◆ **INFORMATION SHOWN**
════════════════
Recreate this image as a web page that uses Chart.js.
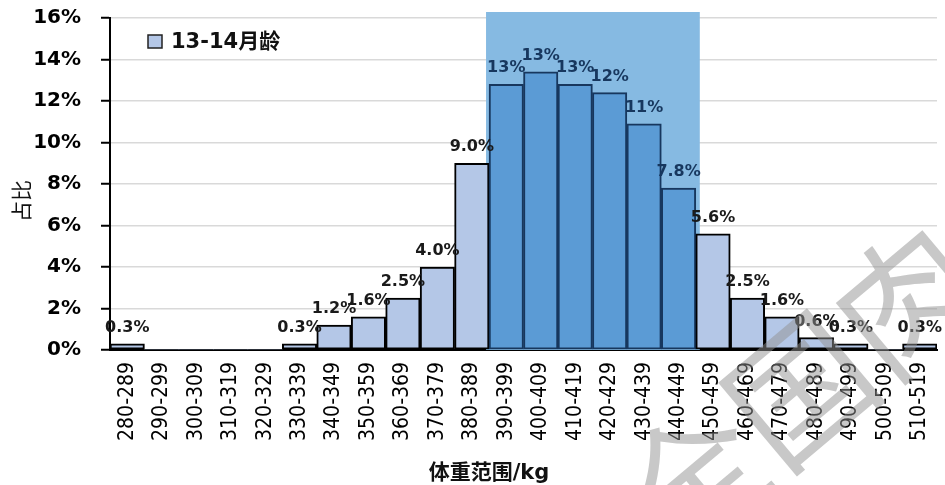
<!DOCTYPE html>
<html>
<head>
<meta charset="utf-8">
<script src="https://cdn.jsdelivr.net/npm/chart.js@4"></script>
<style>
  html, body { margin: 0; padding: 0; background: #fff; }
  #wrap { width: 945px; height: 485px; }
</style>
</head>
<body>
<div id="wrap"><canvas id="c" width="945" height="485"></canvas></div>
<script>
// Weight classes (kg) and share of animals in each class (%)
const categories = ['280-289','290-299','300-309','310-319','320-329','330-339','340-349','350-359',
  '360-369','370-379','380-389','390-399','400-409','410-419','420-429','430-439','440-449',
  '450-459','460-469','470-479','480-489','490-499','500-509','510-519'];
const shares = [0.3, 0, 0, 0, 0, 0.3, 1.2, 1.6, 2.5, 4.0, 9.0, 12.8, 13.4, 12.8, 12.4, 10.9, 7.8,
  5.6, 2.5, 1.6, 0.6, 0.3, 0, 0.3];
const seriesName = '13-14月龄';
const yTicks = [0, 2, 4, 6, 8, 10, 12, 14, 16];
// Main weight band, shaded behind the bars
const bandStart = '390-399';
const bandEnd = '440-449';
const xTitle = '体重范围/kg';
const yTitle = '占比';
const watermark = '全国肉牛';

const LIGHT = '#b4c7e7', DARK = '#5b9bd5', NAVY = '#17375e', SHADE = '#86bae2';
const bandLo = categories.indexOf(bandStart), bandHi = categories.indexOf(bandEnd);
const inBand = i => i >= bandLo && i <= bandHi;
const fmt = v => (v >= 10 ? v.toFixed(0) : v.toFixed(1)) + '%';
const LATIN = '"DejaVu Sans", "Noto Sans CJK SC", sans-serif';

const extras = {
  id: 'extras',
  beforeDatasetsDraw(chart) {
    const { ctx, scales: { x, y } } = chart;
    const half = (x.getPixelForValue(1) - x.getPixelForValue(0)) / 2;
    const l = x.getPixelForValue(bandLo) - half - 3;
    const r = x.getPixelForValue(bandHi) + half + 4;
    const t = y.getPixelForValue(yTicks[yTicks.length - 1]) - 6;
    ctx.save();
    ctx.fillStyle = SHADE;
    ctx.fillRect(l, t, r - l, y.bottom - t);
    ctx.restore();
  },
  afterDatasetsDraw(chart) {
    const { ctx } = chart;
    const meta = chart.getDatasetMeta(0);
    ctx.save();
    ctx.font = 'bold 16px ' + LATIN;
    ctx.textAlign = 'center';
    ctx.textBaseline = 'alphabetic';
    meta.data.forEach((bar, i) => {
      const v = shares[i];
      if (!v) return;
      ctx.fillStyle = inBand(i) ? NAVY : '#1a1a1a';
      ctx.fillText(fmt(v), bar.x, bar.y - 12);
    });
    ctx.restore();
  },
  afterDraw(chart) {
    const { ctx } = chart;
    ctx.save();
    // legend
    ctx.fillStyle = LIGHT;
    ctx.fillRect(148, 35, 14, 13);
    ctx.strokeStyle = '#222';
    ctx.lineWidth = 1.5;
    ctx.strokeRect(148, 35, 14, 13);
    ctx.fillStyle = '#111';
    ctx.font = 'bold 21px ' + LATIN;
    ctx.textAlign = 'left';
    ctx.textBaseline = 'alphabetic';
    ctx.fillText(seriesName, 171, 48);
    // axis titles
    ctx.font = 'bold 21px ' + LATIN;
    ctx.textAlign = 'center';
    ctx.fillText(xTitle, 489, 479);
    ctx.save();
    ctx.translate(29, 201);
    ctx.rotate(-Math.PI / 2);
    ctx.font = '21px "Noto Sans CJK SC", sans-serif';
    ctx.fillText(yTitle, 0, 0);
    ctx.restore();
    // watermark
    const wmSize = 140;
    ctx.save();
    ctx.translate(800, 390);
    ctx.rotate(-40 * Math.PI / 180);
    ctx.font = wmSize + 'px "Noto Sans CJK SC", sans-serif';
    ctx.fillStyle = 'rgba(145,145,145,0.5)';
    ctx.textBaseline = 'middle';
    ctx.textAlign = 'left';
    ctx.fillText(watermark, -1.5 * wmSize, 0);
    ctx.restore();
    ctx.restore();
  }
};

const noEdgePadding = s => { s.paddingTop = 0; s.paddingBottom = 0; s.paddingLeft = 0; s.paddingRight = 0; };

new Chart(document.getElementById('c'), {
  type: 'bar',
  data: {
    labels: categories,
    datasets: [{
      label: seriesName,
      data: shares,
      backgroundColor: c => inBand(c.dataIndex) ? DARK : LIGHT,
      borderColor: c => inBand(c.dataIndex) ? NAVY : '#000',
      borderWidth: c => shares[c.dataIndex] ? 2 : 0,
      borderSkipped: false,
      barPercentage: 1,
      categoryPercentage: 1
    }]
  },
  options: {
    responsive: false,
    animation: false,
    devicePixelRatio: 1,
    layout: { padding: { left: 0, right: 8, top: 18, bottom: 0 } },
    plugins: { legend: { display: false }, tooltip: { enabled: false } },
    scales: {
      x: {
        grid: { display: false, drawTicks: false },
        border: { display: true, color: '#000', width: 2 },
        ticks: {
          autoSkip: false, minRotation: 90, maxRotation: 90, padding: 12,
          color: '#000',
          font: { family: '"Liberation Sans Narrow", "DejaVu Sans Condensed", sans-serif', size: 21 }
        },
        afterFit: s => { s.height = 135; noEdgePadding(s); }
      },
      y: {
        min: 0, max: 16,
        afterBuildTicks: s => { s.ticks = yTicks.map(v => ({ value: v })); },
        ticks: {
          callback: v => v + '%',
          color: '#000', padding: 20,
          font: { family: LATIN, size: 20, weight: 'bold' }
        },
        grid: { color: '#d9d9d9', lineWidth: 1.5, tickColor: '#000', tickLength: 9, tickWidth: 2 },
        border: { display: true, color: '#000', width: 2 },
        afterFit: s => { s.width = 110; noEdgePadding(s); }
      }
    }
  },
  plugins: [extras]
});
</script>
</body>
</html>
════════════════
Go through the listing above and write it all out exactly, leaving out any picture.

◆ **TASK SOLUTION**
Recreate this image as a web page that uses Chart.js.
<!DOCTYPE html>
<html>
<head>
<meta charset="utf-8">
<script src="https://cdn.jsdelivr.net/npm/chart.js@4"></script>
<style>
  html, body { margin: 0; padding: 0; background: #fff; }
  #wrap { width: 945px; height: 485px; }
</style>
</head>
<body>
<div id="wrap"><canvas id="c" width="945" height="485"></canvas></div>
<script>
// Weight classes (kg) and share of animals in each class (%)
const categories = ['280-289','290-299','300-309','310-319','320-329','330-339','340-349','350-359',
  '360-369','370-379','380-389','390-399','400-409','410-419','420-429','430-439','440-449',
  '450-459','460-469','470-479','480-489','490-499','500-509','510-519'];
const shares = [0.3, 0, 0, 0, 0, 0.3, 1.2, 1.6, 2.5, 4.0, 9.0, 12.8, 13.4, 12.8, 12.4, 10.9, 7.8,
  5.6, 2.5, 1.6, 0.6, 0.3, 0, 0.3];
const seriesName = '13-14月龄';
const yTicks = [0, 2, 4, 6, 8, 10, 12, 14, 16];
// Main weight band, shaded behind the bars
const bandStart = '390-399';
const bandEnd = '440-449';
const xTitle = '体重范围/kg';
const yTitle = '占比';
const watermark = '全国肉牛';

const LIGHT = '#b4c7e7', DARK = '#5b9bd5', NAVY = '#17375e', SHADE = '#86bae2';
const bandLo = categories.indexOf(bandStart), bandHi = categories.indexOf(bandEnd);
const inBand = i => i >= bandLo && i <= bandHi;
const fmt = v => (v >= 10 ? v.toFixed(0) : v.toFixed(1)) + '%';
const LATIN = '"DejaVu Sans", "Noto Sans CJK SC", sans-serif';

const extras = {
  id: 'extras',
  beforeDatasetsDraw(chart) {
    const { ctx, scales: { x, y } } = chart;
    const half = (x.getPixelForValue(1) - x.getPixelForValue(0)) / 2;
    const l = x.getPixelForValue(bandLo) - half - 3;
    const r = x.getPixelForValue(bandHi) + half + 4;
    const t = y.getPixelForValue(yTicks[yTicks.length - 1]) - 6;
    ctx.save();
    ctx.fillStyle = SHADE;
    ctx.fillRect(l, t, r - l, y.bottom - t);
    ctx.restore();
  },
  afterDatasetsDraw(chart) {
    const { ctx } = chart;
    const meta = chart.getDatasetMeta(0);
    ctx.save();
    ctx.font = 'bold 16px ' + LATIN;
    ctx.textAlign = 'center';
    ctx.textBaseline = 'alphabetic';
    meta.data.forEach((bar, i) => {
      const v = shares[i];
      if (!v) return;
      ctx.fillStyle = inBand(i) ? NAVY : '#1a1a1a';
      ctx.fillText(fmt(v), bar.x, bar.y - 12);
    });
    ctx.restore();
  },
  afterDraw(chart) {
    const { ctx } = chart;
    ctx.save();
    // legend
    ctx.fillStyle = LIGHT;
    ctx.fillRect(148, 35, 14, 13);
    ctx.strokeStyle = '#222';
    ctx.lineWidth = 1.5;
    ctx.strokeRect(148, 35, 14, 13);
    ctx.fillStyle = '#111';
    ctx.font = 'bold 21px ' + LATIN;
    ctx.textAlign = 'left';
    ctx.textBaseline = 'alphabetic';
    ctx.fillText(seriesName, 171, 48);
    // axis titles
    ctx.font = 'bold 21px ' + LATIN;
    ctx.textAlign = 'center';
    ctx.fillText(xTitle, 489, 479);
    ctx.save();
    ctx.translate(29, 201);
    ctx.rotate(-Math.PI / 2);
    ctx.font = '21px "Noto Sans CJK SC", sans-serif';
    ctx.fillText(yTitle, 0, 0);
    ctx.restore();
    // watermark
    const wmSize = 140;
    ctx.save();
    ctx.translate(800, 390);
    ctx.rotate(-40 * Math.PI / 180);
    ctx.font = wmSize + 'px "Noto Sans CJK SC", sans-serif';
    ctx.fillStyle = 'rgba(145,145,145,0.5)';
    ctx.textBaseline = 'middle';
    ctx.textAlign = 'left';
    ctx.fillText(watermark, -1.5 * wmSize, 0);
    ctx.restore();
    ctx.restore();
  }
};

const noEdgePadding = s => { s.paddingTop = 0; s.paddingBottom = 0; s.paddingLeft = 0; s.paddingRight = 0; };

new Chart(document.getElementById('c'), {
  type: 'bar',
  data: {
    labels: categories,
    datasets: [{
      label: seriesName,
      data: shares,
      backgroundColor: c => inBand(c.dataIndex) ? DARK : LIGHT,
      borderColor: c => inBand(c.dataIndex) ? NAVY : '#000',
      borderWidth: c => shares[c.dataIndex] ? 2 : 0,
      borderSkipped: false,
      barPercentage: 1,
      categoryPercentage: 1
    }]
  },
  options: {
    responsive: false,
    animation: false,
    devicePixelRatio: 1,
    layout: { padding: { left: 0, right: 8, top: 18, bottom: 0 } },
    plugins: { legend: { display: false }, tooltip: { enabled: false } },
    scales: {
      x: {
        grid: { display: false, drawTicks: false },
        border: { display: true, color: '#000', width: 2 },
        ticks: {
          autoSkip: false, minRotation: 90, maxRotation: 90, padding: 12,
          color: '#000',
          font: { family: '"Liberation Sans Narrow", "DejaVu Sans Condensed", sans-serif', size: 21 }
        },
        afterFit: s => { s.height = 135; noEdgePadding(s); }
      },
      y: {
        min: 0, max: 16,
        afterBuildTicks: s => { s.ticks = yTicks.map(v => ({ value: v })); },
        ticks: {
          callback: v => v + '%',
          color: '#000', padding: 20,
          font: { family: LATIN, size: 20, weight: 'bold' }
        },
        grid: { color: '#d9d9d9', lineWidth: 1.5, tickColor: '#000', tickLength: 9, tickWidth: 2 },
        border: { display: true, color: '#000', width: 2 },
        afterFit: s => { s.width = 110; noEdgePadding(s); }
      }
    }
  },
  plugins: [extras]
});
</script>
</body>
</html>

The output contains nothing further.